# Question: How to help Wild Nesting Pigeon



## khauser (Jul 3, 2019)

Hi there,
I like in S.C. I have a pillar outside my home under the roof hip near the front door that is now home to a nest. I guess the same pigeon's came last year but I do not remember there being a chick. I found a broken egg outside today. However, the bird is still there. So a couple questions for folks who are far wiser than I. 

1. First how bothered will this bird be by me using my front door? I have been using another to get in and out and it's no worry. I do not want to scare her away and harm any chick that might be there?

2. I am excited to have this little visitor do I lay seed or water out for such a bird or is that silly? I left some seed on the porch. If not what kind of seed do you lay out for such a bird? My goal is to leave her the hell alone but I thought a little extra food couldn't hurt. 

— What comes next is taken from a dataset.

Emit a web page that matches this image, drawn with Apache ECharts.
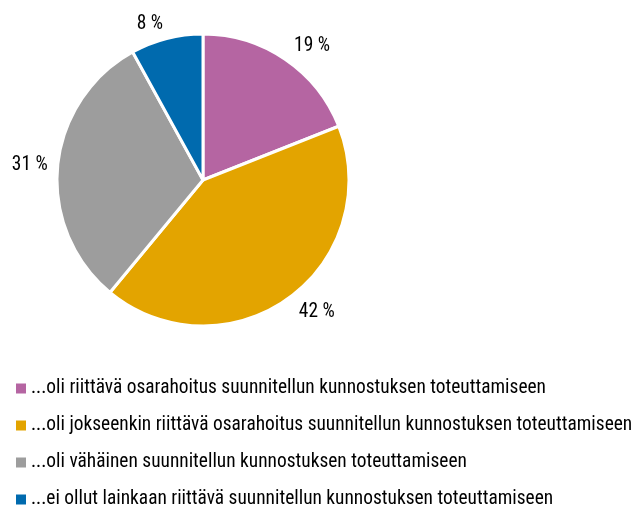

3. The nest always looks precarious to me like it might fall (never does). Do people add sills after the season and birds are gone?Last thing I want to find is a dead bird fallen out of the nest. I was thinking of drilling in a small wood square as a larger base.


----------



## Marina B (May 5, 2011)

You can try and make the nest more stable. However, this might scare away the female. Otherwise, just leave things as they are and keep an eye on the nest. If a baby falls from the nest, you can just put him back. The parents won't abandon him if he was touched by humans.

Get a decent dove/pigeon food mix to put down for them.


----------